The Journal of neuroscience : the official journal of the Society for Neuroscience

The Coupling between Ca(2+) Channels and the Exocytotic Ca(2+) Sensor at Hair Cell Ribbon Synapses Varies Tonotopically along the Mature Cochlea.

PMID 28154149


The cochlea processes auditory signals over a wide range of frequencies and intensities. However, the transfer characteristics at hair cell ribbon synapses are still poorly understood at different frequency locations along the cochlea. Using recordings from mature gerbils, we report here a surprisingly strong block of exocytosis by the slow Ca(2+) buffer EGTA (10 mM) in basal hair cells tuned to high frequencies (∼30 kHz). In addition, using recordings from gerbil, mouse, and bullfrog auditory organs, we find that the spatial coupling between Ca(2+) influx and exocytosis changes from nanodomain in low-frequency tuned hair cells (∼<2 kHz) to progressively more microdomain in high-frequency cells (∼>2 kHz). Hair cell synapses have thus developed remarkable frequency-dependent tuning of exocytosis: accurate low-latency encoding of onset and offset of sound intensity in the cochlea's base and submillisecond encoding of membrane receptor potential fluctuations in the apex for precise phase-locking to sound signals. We also found that synaptic vesicle pool recovery from depletion was sensitive to high concentrations of EGTA, suggesting that intracellular Ca(2+) buffers play an important role in vesicle recruitment in both low- and high-frequency hair cells.

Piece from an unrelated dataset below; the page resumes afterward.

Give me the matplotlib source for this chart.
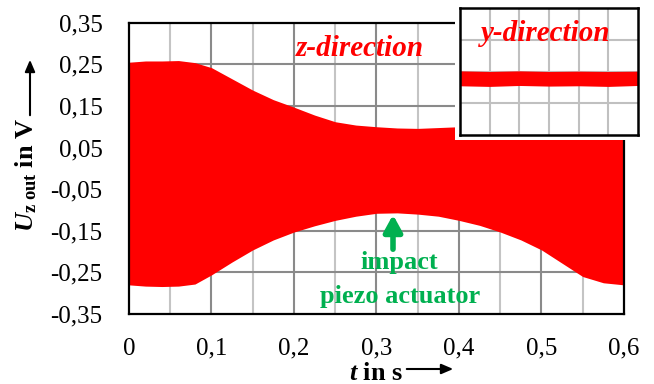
import matplotlib
matplotlib.use("Agg")
import matplotlib.pyplot as plt
from matplotlib.patches import Rectangle

plt.rcParams['font.family'] = 'Liberation Serif'
plt.rcParams['mathtext.fontset'] = 'custom'
plt.rcParams['mathtext.rm'] = 'Liberation Serif:bold'
plt.rcParams['mathtext.it'] = 'Liberation Serif:italic:bold'
plt.rcParams['mathtext.bf'] = 'Liberation Serif:bold'

# envelope of the z-direction signal
t = [0, 0.02, 0.04, 0.06, 0.08, 0.1, 0.125, 0.15, 0.175, 0.2, 0.225, 0.25, 0.275,
     0.3, 0.325, 0.35, 0.375, 0.4, 0.425, 0.45, 0.475, 0.5, 0.525, 0.55, 0.575, 0.6]
upper = [0.255, 0.258, 0.258, 0.259, 0.254, 0.242, 0.215, 0.188, 0.165, 0.147, 0.128, 0.112, 0.104,
         0.100, 0.097, 0.096, 0.098, 0.100, 0.110, 0.130, 0.155, 0.180, 0.205, 0.235, 0.250, 0.255]
lower = [-0.280, -0.283, -0.284, -0.283, -0.278, -0.256, -0.225, -0.196, -0.172, -0.153, -0.138, -0.125, -0.115,
         -0.108, -0.107, -0.110, -0.115, -0.125, -0.137, -0.153, -0.172, -0.196, -0.228, -0.260, -0.275, -0.280]

# y-direction band (inset)
t_y = [0, 0.1, 0.2, 0.3, 0.4, 0.5, 0.6]
y_top = [0.002, 0.000, 0.002, 0.000, 0.001, 0.000, 0.001]
y_bot = [-0.045, -0.047, -0.044, -0.046, -0.045, -0.047, -0.044]

yticks = [0.35, 0.25, 0.15, 0.05, -0.05, -0.15, -0.25, -0.35]
ylabels = ['0,35', '0,25', '0,15', '0,05', '-0,05', '-0,15', '-0,25', '-0,35']
xticks = [0, 0.1, 0.2, 0.3, 0.4, 0.5, 0.6]
xlabels = ['0', '0,1', '0,2', '0,3', '0,4', '0,5', '0,6']

red = '#ff0000'
green = '#00b050'

fig = plt.figure(figsize=(6.54, 3.84), dpi=100)
ax = fig.add_axes([0.1972, 0.1823, 0.7569, 0.7586])
ax.set_xlim(0, 0.6)
ax.set_ylim(-0.35, 0.35)

for x in [0.05, 0.15, 0.25, 0.35, 0.45, 0.55]:
    ax.axvline(x, color='#c4c4c4', lw=1.5, zorder=0)
for x in [0.1, 0.2, 0.3, 0.4, 0.5]:
    ax.axvline(x, color='#8a8a8a', lw=1.5, zorder=0)
for y in yticks[1:-1]:
    ax.axhline(y, color='#8a8a8a', lw=1.5, zorder=0)

ax.fill_between(t, lower, upper, color=red, lw=0, zorder=2)

ax.set_yticks(yticks)
ax.set_yticklabels(ylabels)
ax.set_xticks(xticks)
ax.set_xticklabels(xlabels)
ax.tick_params(length=0, labelsize=18)
ax.tick_params(axis='y', pad=19)
ax.tick_params(axis='x', pad=17)
for s in ax.spines.values():
    s.set_linewidth(1.6)
    s.set_zorder(3)

ax.text(0.467, 0.913, 'z-direction', transform=ax.transAxes, color=red,
        fontsize=21, fontweight='bold', style='italic', ha='center', va='center')

ax.text(0.546, 0.176, 'impact', transform=ax.transAxes, color=green,
        fontsize=19, fontweight='bold', ha='center', va='center')
ax.text(0.548, 0.06, 'piezo actuator', transform=ax.transAxes, color=green,
        fontsize=19, fontweight='bold', ha='center', va='center')
ax.annotate('', xy=(393, 384 - 212), xytext=(393, 384 - 252), xycoords='figure pixels',
            textcoords='figure pixels',
            arrowprops=dict(arrowstyle='-|>,head_width=0.55,head_length=1.0', color=green, lw=4))

# axis labels with arrows
fig.text(26, 384 - 175, r'$U_{\mathrm{z\ out}}$ in V', transform=None, rotation=90,
         fontsize=19, fontweight='bold', ha='center', va='center')
ax.annotate('', xy=(30, 384 - 57), xytext=(30, 384 - 118), xycoords='figure pixels',
            textcoords='figure pixels',
            arrowprops=dict(arrowstyle='-|>,head_width=0.3,head_length=0.7', color='black', lw=1.5))
fig.text(376, 384 - 373, r'$t$ in s', transform=None,
         fontsize=19, fontweight='bold', ha='center', va='center')
ax.annotate('', xy=(456, 384 - 369), xytext=(404, 384 - 369), xycoords='figure pixels',
            textcoords='figure pixels',
            arrowprops=dict(arrowstyle='-|>,head_width=0.3,head_length=0.7', color='black', lw=1.5))

# white backing behind the inset
fig.patches.append(Rectangle((455 / 654, 1 - 140 / 384), 190 / 654, 140 / 384,
                             transform=fig.transFigure, facecolor='white', edgecolor='none',
                             zorder=5))

ins = fig.add_axes([460 / 654, 1 - 135 / 384, 178 / 654, 127 / 384], zorder=6)
ins.set_xlim(0, 0.6)
ins.set_ylim(-0.2, 0.2)
for x in [0.1, 0.2, 0.3, 0.4, 0.5]:
    ins.axvline(x, color='#c0c0c0', lw=1.5, zorder=0)
for y in [-0.1, 0, 0.1]:
    ins.axhline(y, color='#c0c0c0', lw=1.5, zorder=0)
ins.fill_between(t_y, y_bot, y_top, color=red, lw=0, zorder=2)
ins.set_xticks([])
ins.set_yticks([])
for s in ins.spines.values():
    s.set_linewidth(1.8)
ins.text(0.483, 0.80, 'y-direction', transform=ins.transAxes, color=red,
         fontsize=21, fontweight='bold', style='italic', ha='center', va='center')

fig.savefig('out.png', dpi=100)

In conclusion, our results indicate that microdomain coupling is important for exocytosis in high-frequency hair cells, suggesting a novel hypothesis for why these cells are more susceptible to sound-induced damage than low-frequency cells; high-frequency inner hair cells must have a low Ca(2+) buffer capacity to sustain exocytosis, thus making them more prone to Ca(2+)-induced cytotoxicity.SIGNIFICANCE STATEMENT In the inner ear, sensory hair cells signal reception of sound. They do this by converting the sound-induced movement of their hair bundles present at the top of these cells, into an electrical current. This current depolarizes the hair cell and triggers the calcium-induced release of the neurotransmitter glutamate that activates the postsynaptic auditory fibers. The speed and precision of this process enables the brain to perceive the vital components of sound, such as frequency and intensity. We show that the coupling strength between calcium channels and the exocytosis calcium sensor at inner hair cell synapses changes along the mammalian cochlea such that the timing and/or intensity of sound is encoded with high precision.